C’est dire qu’un congolais aux « origines étrangères » peut devenir président de la république, à partir du moment où ces deux parents sont congolais, d’acquisition soient-ils.
A supposer même que dans l’idée de M. Tshiani, les deux parents doivent être des congolais d’origine, quelle garantie peut-on avoir pour espérer que les deux parents congolais d’origine sont nécessairement les géniteurs ? A l’ère des techniques de procréation médicalement assistées, de la gestation pour autrui et que sais-je encore, on peut être père ou mère d’un enfant sans être son géniteur ou sa génitrice.
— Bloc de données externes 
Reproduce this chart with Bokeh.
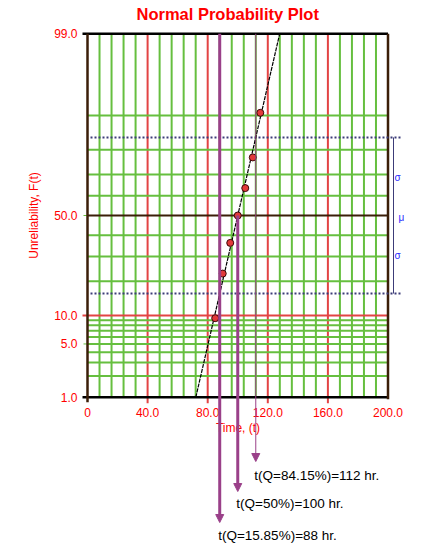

Ce n’est pas en disant que le congolais d’origine doit être des père et mère congolais, comme le propose M. Tshiani à la fin de sa tribune, que l’on évitera d’avoir des congolais « aux origines étrangères » à la tête de l’Etat. Bien au contraire. D’ailleurs, l’actuelle définition du congolais d’origine (supra) est un verrou beaucoup plus important que la nouvelle définition proposée par M. Tshiani qui se dilue par le simple fait que les deux parents ou l’un de deux peuvent être des congolais d’acquisition. Les véritables enjeux sont ailleurs.
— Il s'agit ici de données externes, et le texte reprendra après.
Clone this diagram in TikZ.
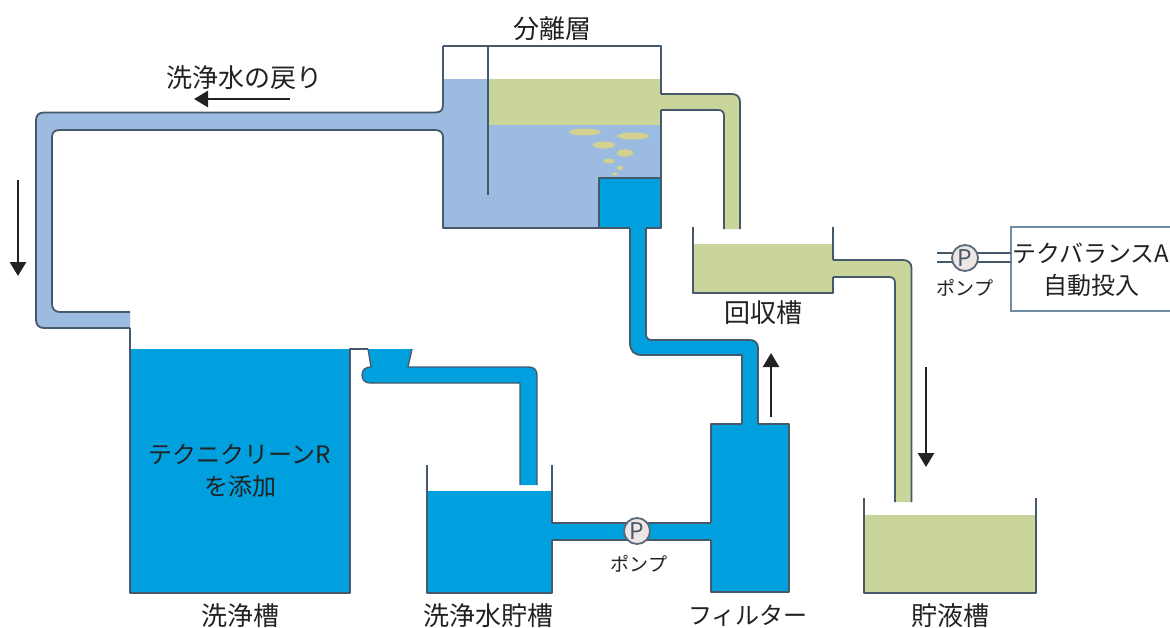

C’est l’organisation des services d’état civil pour savoir qui est congolais et qui ne l’est pas. C’est surtout la capacité de la RDC à « fabriquer » des citoyens patriotes, loyaux et attachés à elle, indifféremment de l’origine ou de la couleur de la peau. La loyauté est le corollaire du patriotisme. Celui-ci ne se transmet pas par les gènes ; c’est un construit. Il faut définir l’identité congolaise, les valeurs que le Congo veut incarner et défendre ; insister sur la vocation de puissance du Congo et sur son apport ou ce qui devrait être son apport aux défis du continent et du monde. Il faut apprendre aux congolais leur histoire, célébrer la mémoire de ses grandes figures, promouvoir les langues nationales, et avoir une réelle politique culturelle. L’école devrait notamment être le creuset du patriotisme.
C’est ce que les autres nations ont compris. Les Etats-Unis, que M. Tshiani cite en exemple, ne réservent pas l’accès à la fonction présidentielle aux seuls américains dont les deux parents sont américains. Sûrs de leur capacité à « fabriquer » les patriotes, ils considèrent que le seul fait de naître sur le sol états-unien fait de vous non seulement citoyen américain à part entière, mais vous permet aussi de prétendre à quelque poste de responsabilité que ce soit, indistinctement de l’origine de vos parents ou de la couleur de votre peau.
Un Etat qui ne peut pas « fabriquer » des citoyens loyaux, patriotes, peu importent leur origine ou leur couleur de peau, est un Etat faible, affaibli et appelé à disparaître.
Plutôt que d’exclure, il faut inclure, rassembler toutes les congolaises et tous les congolais, aussi bien d’origine que d’acquisition, autour de vrais enjeux et défis de la RD Congo.